Lockdown has been a different experience for him, but he sees the funny side.

“I may have been in Mountjoy, with the amount of free drink, free gym, free beer, free food, free drugs I was getting,” he chuckles. “A lot of neighbours helped. A lot of people complain but my attitude was that it was for your health’s sake you were locked in. We were well looked after.

“I get my own messages and I have a cane to help me around. I do all my own cooking, I don’t have a carer. I love coming in here and it’s great to be back.”

Michael stresses that both Pat and Maurice are great for their ages.

“Maurice comes in and does a shift, and his mind is fantastic,” he beams. “Pat is incredible too.
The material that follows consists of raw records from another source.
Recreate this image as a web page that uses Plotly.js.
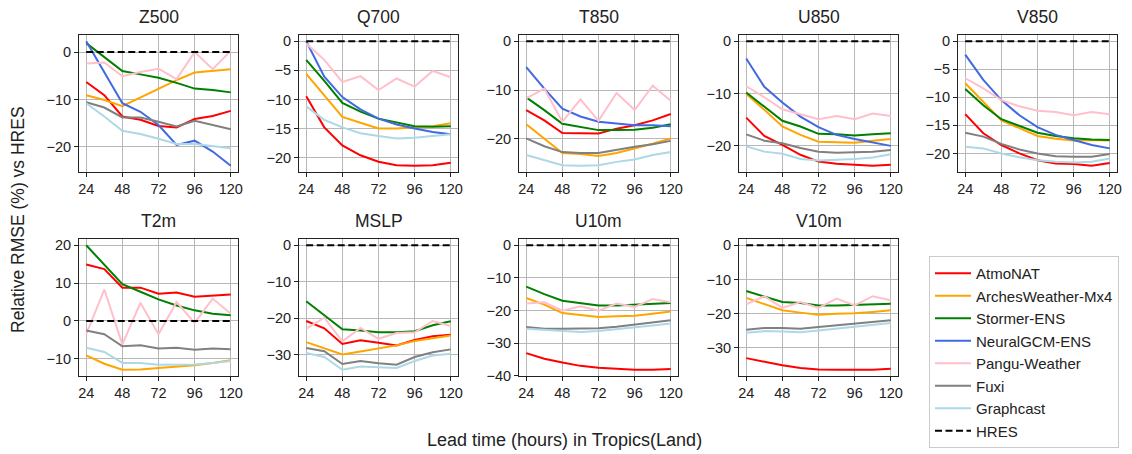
<!DOCTYPE html>
<html>
<head>
<meta charset="utf-8">
<script src="https://cdn.plot.ly/plotly-3.0.1.min.js"></script>
<style>html,body{margin:0;padding:0;background:#fff;}#chart{width:1132px;height:454px;}</style>
</head>
<body>
<div id="chart"></div>
<script>
// Lead times (hours)
const hours = [24, 36, 48, 60, 72, 84, 96, 108, 120];
const tickHours = [24, 48, 72, 96, 120];
const models = ["AtmoNAT", "ArchesWeather-Mx4", "Stormer-ENS", "NeuralGCM-ENS", "Pangu-Weather", "Fuxi", "Graphcast"];
const modelColors = ["red", "orange", "green", "royalblue", "pink", "gray", "lightblue"];
const panelTitles = ["Z500", "Q700", "T850", "U850", "V850", "T2m", "MSLP", "U10m", "V10m"];
const hres = [0, 0, 0, 0, 0, 0, 0, 0, 0];

// Values per panel, in model order (empty array = model not shown)
const Z500 = [
  [-6.3, -9.1, -13.6, -14.3, -15.6, -15.9, -14.1, -13.5, -12.4],
  [-9.1, -10.1, -11.4, -9.6, -7.7, -5.9, -4.3, -4.0, -3.6],
  [1.9, -1.0, -4.0, -4.7, -5.4, -6.5, -7.7, -8.0, -8.5],
  [2.3, -4.2, -10.8, -12.6, -15.4, -19.6, -18.7, -21.0, -24.0],
  [-2.4, -2.2, -5.1, -4.2, -3.5, -5.7, 0.0, -3.6, 0.3],
  [-10.6, -11.7, -13.8, -13.8, -14.7, -15.7, -14.5, -15.4, -16.3],
  [-10.8, -13.6, -16.6, -17.3, -18.3, -19.4, -19.4, -19.8, -20.3]
];
const Q700 = [
  [-9.45, -14.8, -17.9, -19.6, -20.7, -21.3, -21.4, -21.3, -20.9],
  [-5.6, -9.3, -13.0, -14.0, -15.0, -15.0, -14.8, -14.6, -14.1],
  [-3.2, -6.8, -10.6, -12.1, -13.3, -14.0, -14.6, -14.7, -14.6],
  [0.0, -6.1, -9.6, -11.7, -13.3, -14.3, -15.0, -15.6, -16.0],
  [-0.4, -3.2, -7.0, -6.0, -8.4, -6.4, -7.8, -5.1, -6.2],
  [],
  [-11.2, -13.5, -14.8, -15.8, -16.3, -16.7, -16.6, -16.3, -16.0]
];
const T850 = [
  [-14.1, -16.2, -18.8, -18.9, -18.9, -17.9, -17.2, -16.2, -14.9],
  [-17.0, -19.9, -22.9, -23.1, -23.5, -22.9, -22.0, -21.0, -19.9],
  [-11.5, -14.1, -16.9, -17.5, -18.2, -18.2, -18.1, -17.7, -17.0],
  [-5.3, -9.7, -13.8, -15.4, -16.5, -16.9, -17.2, -17.2, -17.4],
  [-11.7, -9.7, -16.5, -11.9, -16.3, -10.6, -14.1, -9.1, -12.2],
  [-19.9, -21.5, -22.7, -22.9, -22.9, -22.2, -21.6, -21.1, -20.4],
  [-23.3, -24.4, -25.4, -25.5, -25.4, -24.7, -24.2, -23.3, -22.7]
];
const U850 = [
  [-14.6, -18.1, -19.8, -21.7, -23.0, -23.4, -23.6, -23.8, -23.6],
  [-10.1, -13.1, -16.3, -17.9, -19.2, -19.3, -19.4, -19.0, -18.7],
  [-9.8, -12.5, -15.2, -16.3, -17.7, -17.8, -18.0, -17.8, -17.6],
  [-3.3, -8.7, -11.7, -14.4, -16.4, -17.9, -18.7, -19.4, -20.0],
  [-8.6, -10.7, -13.0, -13.9, -14.9, -14.3, -14.9, -13.8, -14.3],
  [-17.8, -19.0, -19.5, -20.4, -21.1, -21.3, -21.2, -21.1, -20.8],
  [-20.1, -21.1, -21.5, -22.5, -22.8, -22.7, -22.5, -22.2, -21.6]
];
const V850 = [
  [-13.0, -16.4, -18.5, -20.0, -21.2, -21.8, -21.9, -22.2, -21.7],
  [-7.5, -10.8, -14.1, -15.5, -16.9, -17.4, -17.7, -17.6, -17.7],
  [-8.5, -11.4, -13.9, -15.1, -16.3, -16.9, -17.3, -17.5, -17.6],
  [-2.4, -6.9, -10.5, -13.2, -15.3, -16.7, -17.6, -18.5, -19.1],
  [-6.6, -8.4, -10.5, -11.6, -12.4, -12.6, -13.2, -12.6, -13.0],
  [-16.3, -17.0, -18.3, -19.3, -20.0, -20.5, -20.6, -20.6, -20.1],
  [-18.8, -19.1, -20.0, -20.7, -21.2, -21.5, -21.6, -21.5, -20.9]
];
const T2m = [
  [14.9, 13.7, 8.8, 8.8, 7.2, 7.5, 6.4, 6.8, 7.0],
  [-9.1, -11.3, -12.9, -12.8, -12.4, -12.0, -11.7, -11.1, -10.4],
  [20.0, 14.9, 9.7, 7.7, 5.7, 4.1, 2.8, 1.9, 1.5],
  [],
  [-3.5, 8.3, -6.2, 4.8, -3.5, 5.0, -0.5, 5.9, 1.9],
  [-2.5, -3.5, -6.7, -6.4, -7.3, -7.1, -7.6, -7.3, -7.5],
  [-7.1, -8.2, -11.1, -11.1, -11.6, -11.5, -11.5, -11.1, -10.6]
];
const MSLP = [
  [-20.8, -22.8, -27.1, -26.1, -26.8, -27.5, -26.0, -25.0, -24.6],
  [-26.6, -28.2, -30.0, -29.2, -28.4, -27.5, -26.3, -25.5, -24.8],
  [-15.4, -19.3, -23.1, -23.4, -23.9, -23.9, -23.6, -22.0, -20.9],
  [],
  [-22.9, -19.9, -26.4, -22.7, -25.7, -24.1, -23.9, -20.8, -22.2],
  [-28.2, -29.1, -32.6, -31.8, -32.4, -32.8, -30.7, -29.4, -28.6],
  [-29.6, -30.7, -34.2, -33.3, -33.5, -33.7, -31.8, -30.3, -29.8]
];
const U10m = [
  [-33.1, -34.8, -36.0, -37.0, -37.6, -38.0, -38.2, -38.2, -38.0],
  [-16.2, -18.2, -20.8, -21.4, -22.0, -21.8, -21.6, -21.0, -20.3],
  [-12.7, -15.0, -17.0, -17.7, -18.5, -18.5, -18.3, -17.9, -17.7],
  [],
  [-17.9, -17.5, -20.1, -18.7, -20.1, -17.9, -18.9, -16.5, -17.5],
  [-25.1, -25.6, -25.6, -25.6, -25.5, -25.0, -24.3, -23.6, -23.0],
  [-25.6, -26.0, -26.3, -26.6, -26.3, -25.8, -25.3, -24.6, -24.0]
];
const V10m = [
  [-33.0, -34.1, -35.1, -35.9, -36.3, -36.4, -36.4, -36.4, -36.1],
  [-15.4, -17.1, -19.0, -19.7, -20.3, -20.0, -19.9, -19.5, -19.0],
  [-13.4, -14.9, -16.6, -16.9, -17.6, -17.6, -17.5, -17.3, -17.1],
  [],
  [-17.3, -14.9, -18.3, -16.6, -18.3, -15.6, -17.6, -14.9, -16.1],
  [-24.7, -24.2, -24.2, -24.4, -23.9, -23.4, -22.9, -22.6, -21.9],
  [-25.6, -25.1, -25.2, -25.4, -24.9, -24.4, -23.9, -23.4, -22.7]
];
const panelData = [Z500, Q700, T850, U850, V850, T2m, MSLP, U10m, V10m];
const panelDtick = [10, 5, 10, 10, 5, 10, 10, 10, 10];

// ---- layout geometry (pixels) ----
const W = 1132, H = 454;
const colLeft = [79, 299, 519, 739, 958];
const plotW = 159;
const rowTop = [35, 239];
const plotH = 137;
const FONT = "Liberation Sans, Arial, Helvetica, sans-serif";

const traces = [];
const layout = {
  width: W, height: H,
  margin: {l: 0, r: 0, t: 0, b: 0},
  paper_bgcolor: "#fff", plot_bgcolor: "#fff",
  font: {family: FONT, size: 14, color: "#222"},
  showlegend: true,
  legend: {
    x: 929 / W, y: 1 - 256 / H, xanchor: "left", yanchor: "top",
    bordercolor: "#cccccc", borderwidth: 1, bgcolor: "#fff",
    font: {family: FONT, size: 15, color: "#222"},
    tracegroupgap: 0, itemwidth: 36
  },
  annotations: []
};

panelData.forEach((data, p) => {
  const row = p < 5 ? 0 : 1;
  const col = p < 5 ? p : p - 5;
  const idx = p + 1;
  const xa = "xaxis" + (idx === 1 ? "" : idx);
  const ya = "yaxis" + (idx === 1 ? "" : idx);
  const xref = "x" + (idx === 1 ? "" : idx);
  const yref = "y" + (idx === 1 ? "" : idx);

  // y range: matplotlib-style autoscale with 5% margins
  let mn = 0, mx = 0;
  data.forEach(s => s.forEach(v => { mn = Math.min(mn, v); mx = Math.max(mx, v); }));
  const pad = (mx - mn) * 0.05;

  const x0 = colLeft[col], x1 = x0 + plotW;
  const yTop = rowTop[row], yBot = yTop + plotH;
  const axisCommon = {
    showline: true, mirror: true, linecolor: "#222", linewidth: 1,
    ticks: "outside", ticklen: 4, tickwidth: 1, tickcolor: "#222",
    showgrid: true, gridcolor: "#b8b8b8", gridwidth: 1, zeroline: false,
    tickfont: {family: FONT, size: 14.5, color: "#222"}, fixedrange: true
  };
  layout[xa] = Object.assign({}, axisCommon, {
    domain: [x0 / W, x1 / W], anchor: yref,
    range: [24 - 4.8, 120 + 4.8], tickvals: tickHours, ticktext: tickHours.map(String)
  });
  layout[ya] = Object.assign({}, axisCommon, {
    domain: [1 - yBot / H, 1 - yTop / H], anchor: xref,
    range: [mn - pad, mx + pad], tick0: 0, dtick: panelDtick[p]
  });

  layout.annotations.push({
    text: panelTitles[p], xref: "paper", yref: "paper",
    x: (x0 + x1) / 2 / W, y: 1 - (yTop - 6) / H, xanchor: "center", yanchor: "bottom",
    showarrow: false, font: {family: FONT, size: 17.5, color: "#222"}
  });

  data.forEach((s, m) => {
    if (!s.length) return;
    traces.push({
      type: "scatter", mode: "lines", x: hours, y: s, xaxis: xref, yaxis: yref,
      name: models[m], showlegend: p === 0,
      line: {color: modelColors[m], width: 2}, hoverinfo: "skip"
    });
  });
  traces.push({
    type: "scatter", mode: "lines", x: hours, y: hres, xaxis: xref, yaxis: yref,
    name: "HRES", showlegend: p === 0,
    line: {color: "#000", width: 2, dash: "7px,3.5px"}, hoverinfo: "skip"
  });
});

layout.annotations.push({
  text: "Relative RMSE (%) vs HRES", xref: "paper", yref: "paper",
  x: 18 / W, y: 1 - 220 / H, textangle: -90, xanchor: "center", yanchor: "middle",
  showarrow: false, font: {family: FONT, size: 17.5, color: "#222"}
});
layout.annotations.push({
  text: "Lead time (hours) in Tropics(Land)", xref: "paper", yref: "paper",
  x: 564 / W, y: 1 - 440 / H, xanchor: "center", yanchor: "middle",
  showarrow: false, font: {family: FONT, size: 18, color: "#222"}
});

Plotly.newPlot("chart", traces, layout, {staticPlot: true, displayModeBar: false});
</script>
</body>
</html>
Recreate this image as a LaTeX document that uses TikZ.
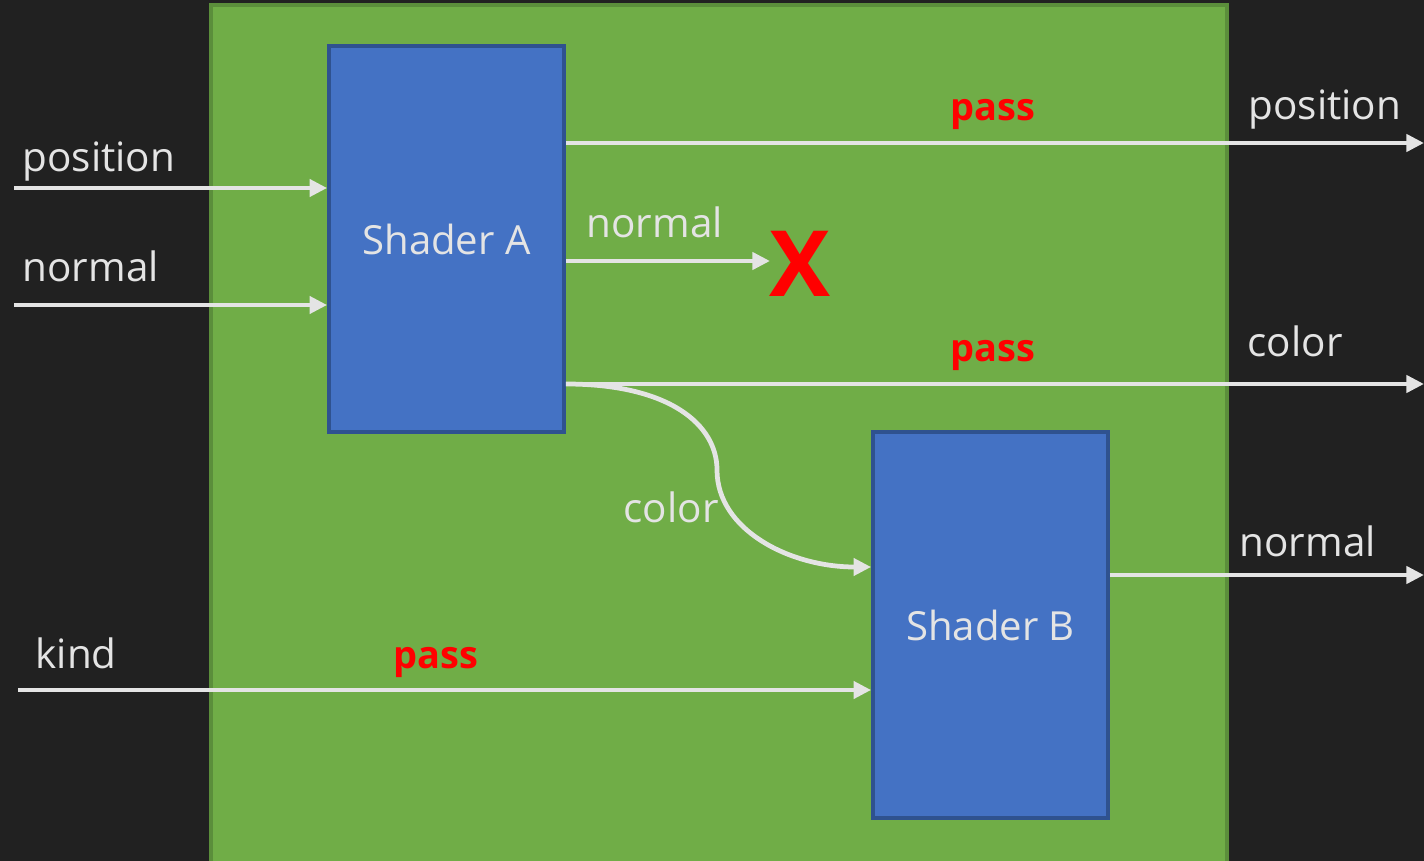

He walks up every day from Glasthule, which is a good run.”

The O’Loughlin family are from Thurles Co Tipperary and the pub, which is known locally as ‘Lockie’s’, has had numerous celebrity visitors, including Lisa Stansfield, Ricky Ross, Ronnie Drew when he was alive and Liam Ó Maonlaí.

“There’s a mixture of people going to the old bar but now the young people are coming in in their droves to the beer garden,” he beams.

“We got a tented canopy for the beer garden, that has worked a wonder and half the garden is open. We did a complete overhaul out there and have TVs out there. Guinness helped by putting in a coldroom. Two lads from Moldova built the bar out there in two hours.

“Pizzas and food never occurred to us to do indoor drinks as we didn’t even have a till, just notes and coins. We now have one as we were losing custom with people who only had cards.

“We had a great run of six or seven weeks of good weather, which was great for the Euros when that was on.”